EXERCISE DESCRIPTION: Set aside the pictures and output only the lines from the one containing "Recreate this image" up to and including the one containing "4.3, 3.75, 2.1]".

— Start SOURCE RECORDS —

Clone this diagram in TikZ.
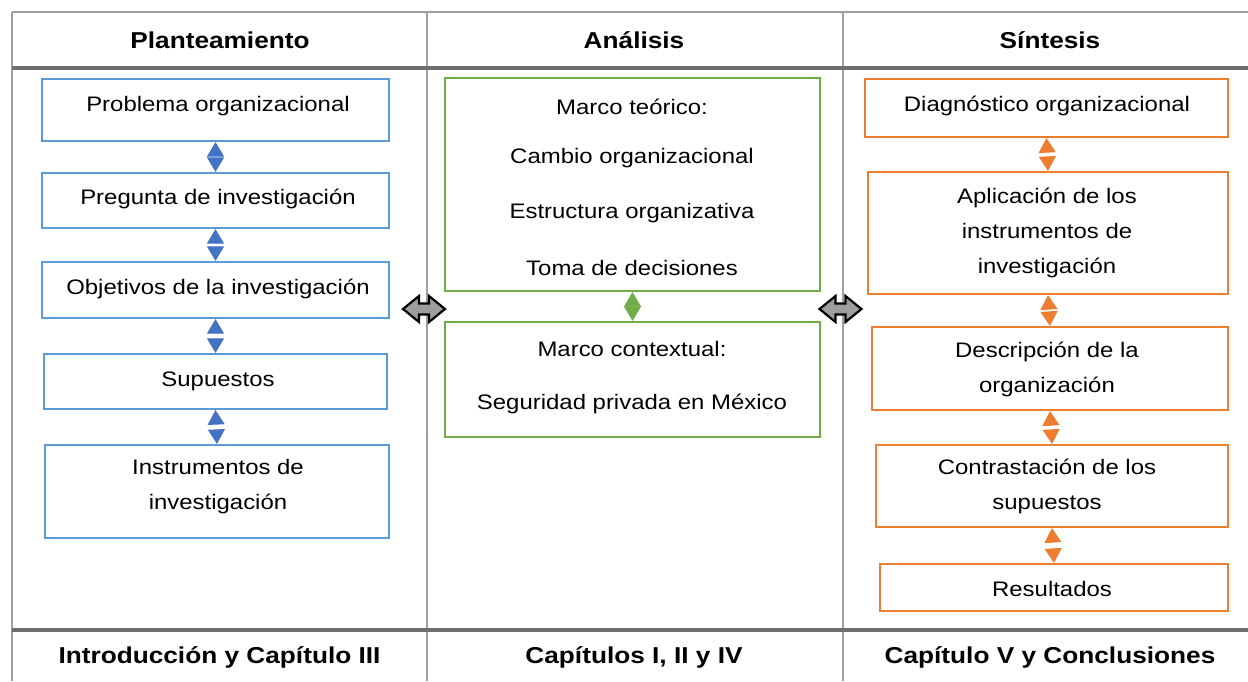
\documentclass[tikz,border=0pt]{standalone}
\usepackage{fontspec}
\setmainfont[FakeStretch=1.14]{Liberation Sans}
\usetikzlibrary{arrows.meta}
\definecolor{bblue}{HTML}{5B9BD5}
\definecolor{ablue}{HTML}{4472C4}
\definecolor{bgreen}{HTML}{70AD47}
\definecolor{borange}{HTML}{ED7D31}
\definecolor{tgray}{HTML}{A0A0A0}
\definecolor{tdark}{HTML}{6E6E6E}
\definecolor{agray}{HTML}{9E9E9E}
\tikzset{
  tline/.style={draw=tgray, line width=2pt},
  tthick/.style={draw=tdark, line width=4pt},
  hdr/.style={inner sep=0pt, font=\fontsize{23}{28}\selectfont\bfseries},
  txt/.style={inner sep=0pt, align=center, font=\fontsize{21}{35}\selectfont},
  box/.style={draw=#1, line width=2.2pt, inner sep=0pt, fill=white},
  dbl/.style={draw=white, line width=0.8pt, {Triangle[width=17pt,length=14.5pt,color=#1]}-{Triangle[width=17pt,length=14.5pt,color=#1]}},
  bigarr/.style={draw=black, fill=agray, line width=2.2pt, line join=miter}
}
\begin{document}
\begin{tikzpicture}[x=1pt,y=-1pt]
\useasboundingbox (0,0) rectangle (1248,681);
% table
\draw[tline] (12,12) -- (1248,12);
\draw[tline] (12,12) -- (12,681);
\draw[tline] (427,12) -- (427,681);
\draw[tline] (843,12) -- (843,681);
\draw[tthick] (12,68) -- (1248,68);
\draw[tthick] (12,630) -- (1248,630);
% headers
\node[hdr] (h1) at (220,40) {Planteamiento};
\node[hdr] (h2) at (634,40) {Análisis};
\node[hdr] (h3) at (1050,40) {Síntesis};
\node[hdr] (f1) at (219.5,657) {Introducción y Capítulo III};
\node[hdr] (f2) at (634,657) {Capítulos I, II y IV};
\node[hdr] (f3) at (1050,657) {Capítulo V y Conclusiones};
% blue column
\node[box=bblue, minimum width=347pt, minimum height=62pt] (b1) at (215.5,110) {};
\node[box=bblue, minimum width=347pt, minimum height=55pt] (b2) at (215.5,200.5) {};
\node[box=bblue, minimum width=347pt, minimum height=56pt] (b3) at (215.5,290) {};
\node[box=bblue, minimum width=343pt, minimum height=55pt] (b4) at (215.5,381.5) {};
\node[box=bblue, minimum width=344pt, minimum height=93pt] (b5) at (217,491.5) {};
\node[txt] (tb1) at (218,106) {Problema organizacional};
\node[txt] (tb2) at (218,199) {Pregunta de investigación};
\node[txt] (tb3) at (218,289) {Objetivos de la investigación};
\node[txt] (tb4) at (218,381) {Supuestos};
\node[txt] (tb5) at (218,486.5) {Instrumentos de\\investigación};
\draw[dbl=ablue] (b1.south) -- (b2.north);
\draw[dbl=ablue] (b2.south) -- (b3.north);
\draw[dbl=ablue] (b3.south) -- (b4.north);
\draw[dbl=ablue] (b4.south) -- (b5.north);
% green column
\node[box=bgreen, minimum width=375pt, minimum height=213pt] (g1) at (632.5,184.5) {};
\node[box=bgreen, minimum width=375pt, minimum height=115pt] (g2) at (632.5,379.5) {};
\node[txt] (tg1) at (632,107) {Marco teórico:};
\node[txt] (tg2) at (632,158) {Cambio organizacional};
\node[txt] (tg3) at (632,213) {Estructura organizativa};
\node[txt] (tg4) at (632,268) {Toma de decisiones};
\node[txt] (tg5) at (632,349) {Marco contextual:};
\node[txt] (tg6) at (632,404) {Seguridad privada en México};
\draw[dbl=bgreen] (g1.south) -- (g2.north);
% orange column
\node[box=borange, minimum width=363pt, minimum height=58pt] (o1) at (1046.5,108) {};
\node[box=borange, minimum width=360pt, minimum height=122pt] (o2) at (1048,233) {};
\node[box=borange, minimum width=356pt, minimum height=83pt] (o3) at (1050,368.5) {};
\node[box=borange, minimum width=352pt, minimum height=82pt] (o4) at (1052,486) {};
\node[box=borange, minimum width=348pt, minimum height=47pt] (o5) at (1054,587.5) {};
\node[txt] (to1) at (1047,106) {Diagnóstico organizacional};
\node[txt] (to2) at (1047,232.5) {Aplicación de los\\instrumentos de\\investigación};
\node[txt] (to3) at (1047,369.5) {Descripción de la\\organización};
\node[txt] (to4) at (1047,486.5) {Contrastación de los\\supuestos};
\node[txt] (to5) at (1052,589) {Resultados};
\draw[dbl=borange] (o1.south) -- (o2.north);
\draw[dbl=borange] (o2.south) -- (o3.north);
\draw[dbl=borange] (o3.south) -- (o4.north);
\draw[dbl=borange] (o4.south) -- (o5.north);
% big gray double arrows
\coordinate (a1) at (424,309);
\coordinate (a2) at (840.5,309);
\foreach \c in {a1,a2}{
  \draw[bigarr] ([xshift=-21pt]\c) -- ([xshift=-5pt,yshift=13pt]\c) -- ([xshift=-5pt,yshift=5.5pt]\c)
    -- ([xshift=5pt,yshift=5.5pt]\c) -- ([xshift=5pt,yshift=13pt]\c) -- ([xshift=21pt]\c)
    -- ([xshift=5pt,yshift=-13pt]\c) -- ([xshift=5pt,yshift=-5.5pt]\c) -- ([xshift=-5pt,yshift=-5.5pt]\c)
    -- ([xshift=-5pt,yshift=-13pt]\c) -- cycle;
}
\end{tikzpicture}
\end{document}
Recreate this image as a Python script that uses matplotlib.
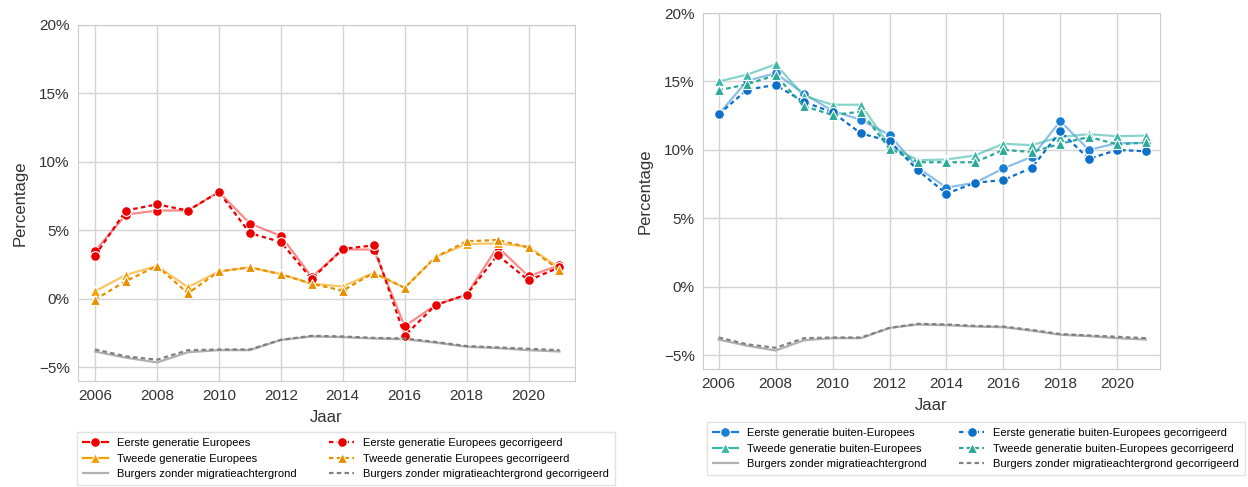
import matplotlib.pyplot as plt
from matplotlib.ticker import FuncFormatter

plt.rcParams['font.family'] = ['Liberation Sans', 'DejaVu Sans']

jaren = list(range(2006, 2022))

# Linker grafiek: Europees
eerste_eu = [3.5, 6.15, 6.45, 6.45, 7.8, 5.5, 4.6, 1.6, 3.6, 3.6, -2.0, -0.45, 0.3, 3.8, 1.65, 2.45]
eerste_eu_corr = [3.15, 6.45, 6.9, 6.45, 7.8, 4.8, 4.15, 1.45, 3.65, 3.9, -2.7, -0.45, 0.3, 3.2, 1.35, 2.3]
tweede_eu = [0.55, 1.75, 2.4, 0.85, 2.0, 2.3, 1.8, 1.1, 0.9, 1.9, 0.8, 3.05, 4.0, 4.05, 3.8, 2.25]
tweede_eu_corr = [-0.05, 1.3, 2.4, 0.4, 2.0, 2.3, 1.8, 1.1, 0.6, 1.9, 0.8, 3.05, 4.2, 4.3, 3.75, 2.1]

# Rechter grafiek: buiten-Europees
eerste_bu = [12.6, 15.05, 15.6, 14.1, 12.85, 12.2, 11.1, 8.7, 7.25, 7.6, 8.65, 9.5, 12.1, 10.0, 10.5, 10.5]
eerste_bu_corr = [12.6, 14.4, 14.75, 13.5, 12.75, 11.2, 10.65, 8.5, 6.8, 7.6, 7.8, 8.7, 11.35, 9.35, 10.0, 9.9]
tweede_bu = [15.0, 15.5, 16.25, 13.95, 13.3, 13.3, 10.3, 9.25, 9.3, 9.6, 10.45, 10.35, 10.95, 11.15, 11.0, 11.05]
tweede_bu_corr = [14.35, 14.8, 15.45, 13.2, 12.55, 12.8, 10.1, 9.1, 9.1, 9.1, 10.0, 9.85, 10.45, 10.95, 10.4, 10.55]

# Referentiegroep
burgers = [-3.85, -4.3, -4.65, -3.9, -3.75, -3.75, -3.0, -2.75, -2.8, -2.9, -2.95, -3.2, -3.5, -3.6, -3.75, -3.85]
burgers_corr = [-3.7, -4.2, -4.45, -3.75, -3.7, -3.7, -3.0, -2.7, -2.75, -2.85, -2.9, -3.15, -3.45, -3.55, -3.65, -3.75]

fig = plt.figure(figsize=(12.48, 4.87), dpi=100)
ax1 = fig.add_axes([0.0625, 0.2177, 0.3982, 0.731])
ax2 = fig.add_axes([0.5633, 0.2423, 0.3662, 0.731])


def teken(ax, reeksen):
    for y, label, kleur, marker, ls, alpha in reeksen:
        ax.plot(jaren, y, color=kleur, linestyle=ls, linewidth=1.6, alpha=alpha)
        if marker:
            ax.plot(jaren, y, color=kleur, linestyle='none', marker=marker, markersize=7,
                    markeredgecolor='white', markeredgewidth=0.8)
    # legend handles met volle marker
    handles = []
    for y, label, kleur, marker, ls, alpha in reeksen:
        h, = ax.plot([], [], color=kleur, linestyle=ls, linewidth=1.6, marker=marker if marker else None,
                     markersize=7, markeredgecolor='white', markeredgewidth=0.8, label=label)
        handles.append(h)
    return handles


def opmaak(ax):
    ax.set_xlim(2005.45, 2021.5)
    ax.set_ylim(-6, 20)
    ax.set_yticks([-5, 0, 5, 10, 15, 20])
    ax.set_xticks(range(2006, 2021, 2))
    ax.yaxis.set_major_formatter(FuncFormatter(lambda v, p: f'{v:.0f}%'.replace('-', '\u2212')))
    ax.grid(True, color='#d4d4d4', linewidth=1)
    ax.set_axisbelow(True)
    for s in ax.spines.values():
        s.set_color('#cccccc')
    ax.tick_params(length=0, labelsize=11, labelcolor='#333333', pad=6)
    ax.set_xlabel('Jaar', fontsize=12, color='#333333', labelpad=5)
    ax.set_ylabel('Percentage', fontsize=12, color='#333333', labelpad=8)


h1 = teken(ax1, [
    (eerste_eu, 'Eerste generatie Europees', '#f00000', 'o', '-', 0.45),
    (tweede_eu, 'Tweede generatie Europees', '#f5a000', '^', '-', 0.6),
    (burgers, 'Burgers zonder migratieachtergrond', '#b0b0b0', None, '-', 1.0),
    (eerste_eu_corr, 'Eerste generatie Europees gecorrigeerd', '#e80000', 'o', (0, (2, 1.5)), 1.0),
    (tweede_eu_corr, 'Tweede generatie Europees gecorrigeerd', '#e89000', '^', (0, (2, 1.5)), 1.0),
    (burgers_corr, 'Burgers zonder migratieachtergrond gecorrigeerd', '#808080', None, (0, (2, 1.5)), 1.0),
])
h2 = teken(ax2, [
    (eerste_bu, 'Eerste generatie buiten-Europees', '#1a7fd4', 'o', '-', 0.5),
    (tweede_bu, 'Tweede generatie buiten-Europees', '#3bb8a8', '^', '-', 0.6),
    (burgers, 'Burgers zonder migratieachtergrond', '#b0b0b0', None, '-', 1.0),
    (eerste_bu_corr, 'Eerste generatie buiten-Europees gecorrigeerd', '#0d6fc8', 'o', (0, (2, 1.5)), 1.0),
    (tweede_bu_corr, 'Tweede generatie buiten-Europees gecorrigeerd', '#2aa898', '^', (0, (2, 1.5)), 1.0),
    (burgers_corr, 'Burgers zonder migratieachtergrond gecorrigeerd', '#808080', None, (0, (2, 1.5)), 1.0),
])

opmaak(ax1)
opmaak(ax2)

for ax, h, anker in [(ax1, h1, (0.2772, 0.0585)), (ax2, h2, (0.782, 0.079))]:
    fig.legend(handles=h, loc='center', bbox_to_anchor=anker, ncol=2, fontsize=8,
               frameon=True, edgecolor='#dddddd', fancybox=False, handlelength=2.2,
               columnspacing=3.0, labelspacing=0.5, borderpad=0.55, handletextpad=0.8)

plt.savefig('out.png', dpi=100)
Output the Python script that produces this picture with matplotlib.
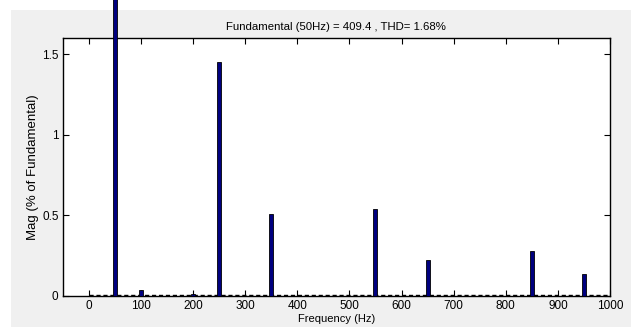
import matplotlib

matplotlib.use("Agg")
import matplotlib.pyplot as plt
from matplotlib.patches import Rectangle

# harmonic spectrum (% of fundamental), fundamental bar runs off the top
freqs = [50, 100, 200, 250, 350, 550, 650, 850, 950]
mags = [100.0, 0.035, 0.015, 1.45, 0.51, 0.537, 0.225, 0.28, 0.135]
noise_floor = 0.006
xticks = [0, 100, 200, 300, 400, 500, 600, 700, 800, 900, 1000]
yticks = [0, 0.5, 1, 1.5]
ytick_labels = ["0", "0.5", "1", "1.5"]

plt.rcParams["font.family"] = ["Liberation Sans", "DejaVu Sans"]

fig = plt.figure(figsize=(6.37, 3.27), dpi=100, facecolor="white")
# grey MATLAB-style figure panel inside a thin white border
fig.patches.append(
    Rectangle((11 / 637, 0), 620 / 637, 317 / 327, transform=fig.transFigure,
              facecolor="#f0f0f0", edgecolor="none", zorder=-10)
)

ax = fig.add_axes([62.7 / 637, 31 / 327, 547.3 / 637, 258 / 327])
ax.set_facecolor("white")

ax.hlines(noise_floor, 0, 1000, colors="black", linestyles=(0, (3, 2)),
          linewidth=1.0, zorder=1)
ax.bar(freqs, mags, width=7.5, color="#00007f", edgecolor="black",
       linewidth=0.6, clip_on=False, zorder=3)

ax.set_xlim(-50, 1000)
ax.set_ylim(0, 1.6)
ax.set_xticks(xticks)
ax.set_yticks(yticks)
ax.set_yticklabels(ytick_labels)
ax.tick_params(direction="in", top=True, right=True, length=4, width=0.8,
               labelsize=8.5, pad=3)
for s in ax.spines.values():
    s.set_linewidth(1.0)

ax.set_xlabel("Frequency (Hz)", fontsize=8, labelpad=1)
ax.set_ylabel("Mag (% of Fundamental)", fontsize=9.5, labelpad=2)
ax.set_title("Fundamental (50Hz) = 409.4 , THD= 1.68%", fontsize=8.2, pad=6)

fig.savefig("out.png", dpi=100)
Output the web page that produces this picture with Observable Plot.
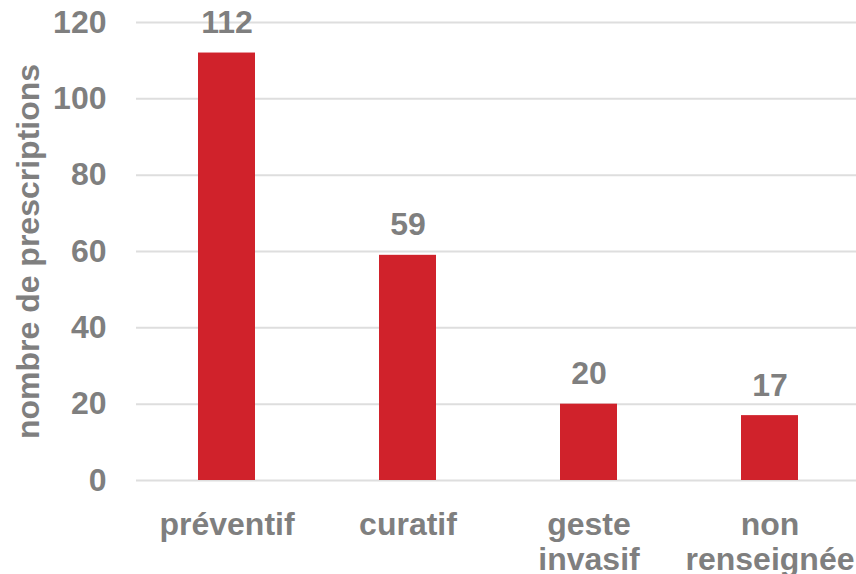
<!DOCTYPE html>
<html>
<head>
<meta charset="utf-8">
<script src="https://cdn.jsdelivr.net/npm/d3@7"></script>
<script src="https://cdn.jsdelivr.net/npm/@observablehq/plot@0.6"></script>
<style>
  html, body { margin: 0; padding: 0; background: #fff; }
</style>
</head>
<body>
<div id="chart"></div>
<script>
// Prescriptions by type of procedure
const categories = ["préventif", "curatif", "geste invasif", "non renseignée"];
const values = [112, 59, 20, 17];
const yTicks = [0, 20, 40, 60, 80, 100, 120];
const yLabel = "nombre de prescriptions";

const rows = categories.map((c, i) => ({category: c, count: values[i]}));

const textColor = "#7f7f7f";
const barColor = "#d0222b";
const fs = 32;

const chart = Plot.plot({
  width: 856,
  height: 574,
  marginTop: 22,
  marginBottom: 94,
  marginLeft: 136,
  marginRight: -4,
  style: {
    fontFamily: "'Liberation Sans', Arial, sans-serif",
    fontWeight: "bold",
    fontSize: fs + "px",
    color: textColor,
    background: "#fff"
  },
  x: {domain: categories, paddingInner: 0.685, paddingOuter: 0.3425},
  y: {domain: [0, 120]},
  marks: [
    Plot.gridY(yTicks, {stroke: "#dedede", strokeOpacity: 1, strokeWidth: 2}),
    Plot.barY(rows, {x: "category", y: "count", fill: barColor}),
    Plot.text(rows, {
      x: "category", y: "count", text: d => String(d.count),
      lineAnchor: "bottom", dy: -20, fill: textColor, fontSize: fs, fontWeight: "bold"
    }),
    Plot.axisY({
      ticks: yTicks, tickSize: 0, tickPadding: 30, label: null,
      fontSize: fs, fill: textColor
    }),
    Plot.axisX({
      tickSize: 0, tickPadding: 29, label: null, lineHeight: 1.1,
      tickFormat: d => d.replace(" ", "\n"),
      fontSize: fs, fill: textColor
    }),
    Plot.text([yLabel], {
      frameAnchor: "left", text: d => d, rotate: -90, dx: -108,
      textAnchor: "middle", lineAnchor: "middle", fill: textColor,
      fontSize: fs, fontWeight: "bold"
    })
  ]
});

document.getElementById("chart").appendChild(chart);
</script>
</body>
</html>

— End SOURCE RECORDS —

ANSWER FOR THE TASK:
Recreate this image as a Python script that uses matplotlib.
import matplotlib.pyplot as plt
from matplotlib.ticker import FuncFormatter

plt.rcParams['font.family'] = ['Liberation Sans', 'DejaVu Sans']

jaren = list(range(2006, 2022))

# Linker grafiek: Europees
eerste_eu = [3.5, 6.15, 6.45, 6.45, 7.8, 5.5, 4.6, 1.6, 3.6, 3.6, -2.0, -0.45, 0.3, 3.8, 1.65, 2.45]
eerste_eu_corr = [3.15, 6.45, 6.9, 6.45, 7.8, 4.8, 4.15, 1.45, 3.65, 3.9, -2.7, -0.45, 0.3, 3.2, 1.35, 2.3]
tweede_eu = [0.55, 1.75, 2.4, 0.85, 2.0, 2.3, 1.8, 1.1, 0.9, 1.9, 0.8, 3.05, 4.0, 4.05, 3.8, 2.25]
tweede_eu_corr = [-0.05, 1.3, 2.4, 0.4, 2.0, 2.3, 1.8, 1.1, 0.6, 1.9, 0.8, 3.05, 4.2, 4.3, 3.75, 2.1]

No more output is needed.